The third team comprised ‘Hamish’ and ‘Geoffrey’, two Germans: ‘Operation launched from Adriatic 5/6 Sept. 44, but dropped in wrong area and agents were captured by Yugoslav partisans. We await their release. ’ The fourth team (two Germans again), were also dropped in the wrong place, and dramatically so, ‘in Slovakia instead of near Vienna’. One had been picked up by Slovak partisans; of the other there was ‘no news’. Even had the agents survived to report back to London, it is not clear that they could have produced much useful intelligence, beyond humdrum ‘de visu’ (observation) reports of such things as enemy troop movements, the kind of thing which (as demonstrated by Service Clarence in Belgium) only really became useful if supplied in large quantities from a multiplicity of sources. On the other hand, had the Germans been able to dig in and hold their western defence lines, and if the Reich had taken longer to collapse than it actually did, then even low-level tactical information would have been of value to the advancing Allied forces.

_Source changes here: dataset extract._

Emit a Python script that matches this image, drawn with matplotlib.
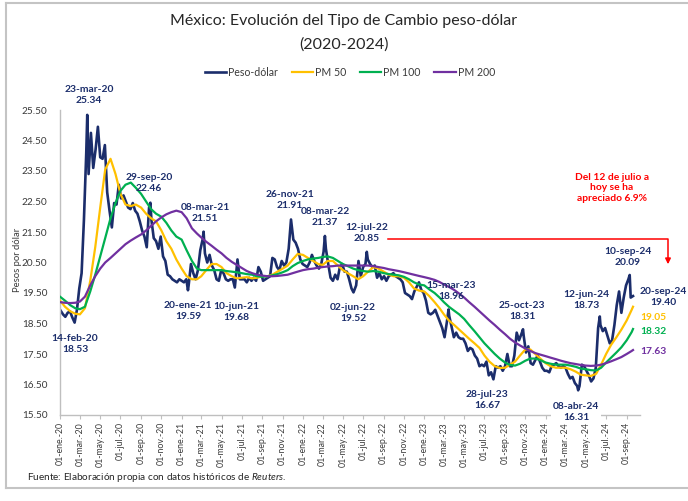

In mid-December 1944 a well-placed and experienced German intelligence officer from the Reichssicherheitshauptamt (RSHA: state security organisation) contacted the newly reopened British embassy in Paris and explained that he had been sent by his superior on a special mission to make contact with the British government, mentioning Churchill and Lord (formerly Sir Robert) Vansittart in particular. When asked to explain, he outlined a vague plan for the many Germans who were against Hitler and the continuance of the war to co-operate with the British in avoiding the destruction of Germany and the dismantling of its industrial base by the Russians, Americans and French. This, he added, could lead only to Germany’s absorption into the Russian sphere of influence, which would surely be unacceptable to the British. He claimed that, although he did not represent an organised resistance movement, his immediate superior had a very wide range of longstanding contacts in the Wehrmacht, heavy industry and the professions. During an initial debriefing, he produced some useful tactical intelligence about German military dispositions and immediate plans, including sabotage in the Dutch-German border region. He identified some German agents in the Netherlands and France; explained that the Germans had had advance knowledge of the Arnhem landings from captured Dutch agents; fingered a Dutch traitor in Queen Wilhelmina’s staff; mentioned a number of operations for infiltrating agents to Ireland by sea; and described plans for a resistance movement within Germany. His mission was believed in Broadway to be ‘apparently part of German plans to disrupt Allied relationships’.